■ Given instruction: Up to and including the line with "Serif, Times New", write out the listing from its first line, minus the pictures.

══ Supplied data

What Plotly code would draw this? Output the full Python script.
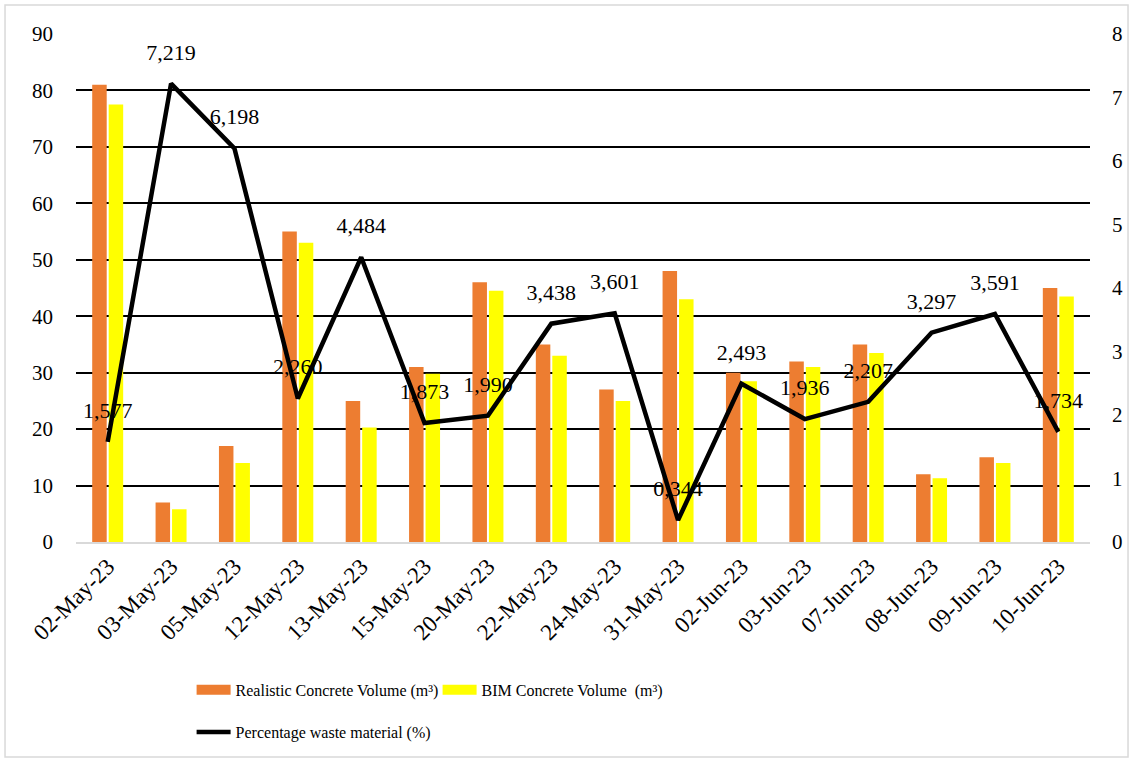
import plotly.graph_objects as go

dates = ["02-May-23", "03-May-23", "05-May-23", "12-May-23", "13-May-23", "15-May-23",
         "20-May-23", "22-May-23", "24-May-23", "31-May-23", "02-Jun-23", "03-Jun-23",
         "07-Jun-23", "08-Jun-23", "09-Jun-23", "10-Jun-23"]
realistic = [81, 7, 17, 55, 25, 31, 46, 35, 27, 48, 30, 32, 35, 12, 15, 45]
bim = [77.5, 5.8, 14, 53, 20.3, 29.8, 44.5, 33, 25, 43, 28.5, 31, 33.5, 11.3, 14, 43.5]
waste = [1.577, 7.219, 6.198, 2.260, 4.484, 1.873, 1.990, 3.438, 3.601, 0.344,
         2.493, 1.936, 2.207, 3.297, 3.591, 1.734]
waste_labels = [f"{v:.3f}".replace(".", ",") for v in waste]

names = ["Realistic Concrete Volume (m³)", "BIM Concrete Volume  (m³)", "Percentage waste material (%)"]
colors = ["#ED7D31", "#FFFF00", "black"]

FONT = "Liberation Serif, Times New Roman, serif"

fig = go.Figure()
fig.add_trace(go.Bar(x=dates, y=realistic, name=names[0], showlegend=False,
                     marker=dict(color=colors[0], line=dict(width=0))))
fig.add_trace(go.Bar(x=dates, y=bim, name=names[1], showlegend=False,
                     marker=dict(color=colors[1], line=dict(width=0))))
# legend swatches for the bar series (wide rectangles like the original)
for nm, c in zip(names[:2], colors[:2]):
    fig.add_trace(go.Scatter(x=[None], y=[None], mode="lines", name=nm,
                             line=dict(color=c, width=10), legend="legend", hoverinfo="skip"))
fig.add_trace(go.Scatter(x=dates, y=waste, name=names[2], yaxis="y2",
                         mode="lines+markers+text", text=waste_labels, textposition="top center",
                         textfont=dict(family=FONT, size=22, color="black"),
                         marker=dict(size=28, color="rgba(0,0,0,0)"),
                         line=dict(color=colors[2], width=4.5), legend="legend2"))

fig.update_layout(
    width=1134, height=762,
    margin=dict(l=76, r=44, t=34, b=220),
    paper_bgcolor="white", plot_bgcolor="white",
    font=dict(family=FONT, size=21, color="black"),
    barmode="group", bargap=0.48, bargroupgap=0.12,
    xaxis=dict(tickangle=-45, showgrid=False, showline=True, linecolor="#D9D9D9", linewidth=2,
               ticks="", tickfont=dict(size=23), automargin=False, range=[-0.5, 15.5]),
    yaxis=dict(range=[0, 90], dtick=10, showgrid=True, gridcolor="black", gridwidth=2,
               zeroline=False, showline=False, ticks="", ticklabelstandoff=22, automargin=False),
    yaxis2=dict(range=[0, 8], dtick=1, overlaying="y", side="right", showgrid=False,
                zeroline=False, showline=False, ticks="", ticklabelstandoff=21, automargin=False),
    legend=dict(orientation="h", x=0.114, xanchor="left", y=-0.291, yanchor="middle",
                font=dict(size=16), bgcolor="rgba(0,0,0,0)", itemwidth=34,
                entrywidth=197, entrywidthmode="pixels"),
    legend2=dict(orientation="h", x=0.114, xanchor="left", y=-0.374, yanchor="middle",
                 font=dict(size=16), bgcolor="rgba(0,0,0,0)", itemwidth=34),
    showlegend=True,
)

fig.add_shape(type="rect", xref="paper", yref="paper", x0=-0.070, x1=1.0375, y0=-0.423, y1=1.057,
              line=dict(color="#D9D9D9", width=1.5), fillcolor="rgba(0,0,0,0)", layer="below")

fig.write_html("out.html")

════

■ The output:
What Plotly code would draw this? Output the full Python script.
import plotly.graph_objects as go

dates = ["02-May-23", "03-May-23", "05-May-23", "12-May-23", "13-May-23", "15-May-23",
         "20-May-23", "22-May-23", "24-May-23", "31-May-23", "02-Jun-23", "03-Jun-23",
         "07-Jun-23", "08-Jun-23", "09-Jun-23", "10-Jun-23"]
realistic = [81, 7, 17, 55, 25, 31, 46, 35, 27, 48, 30, 32, 35, 12, 15, 45]
bim = [77.5, 5.8, 14, 53, 20.3, 29.8, 44.5, 33, 25, 43, 28.5, 31, 33.5, 11.3, 14, 43.5]
waste = [1.577, 7.219, 6.198, 2.260, 4.484, 1.873, 1.990, 3.438, 3.601, 0.344,
         2.493, 1.936, 2.207, 3.297, 3.591, 1.734]
waste_labels = [f"{v:.3f}".replace(".", ",") for v in waste]

names = ["Realistic Concrete Volume (m³)", "BIM Concrete Volume  (m³)", "Percentage waste material (%)"]
colors = ["#ED7D31", "#FFFF00", "black"]

FONT = "Liberation Serif, Times New Roman, serif"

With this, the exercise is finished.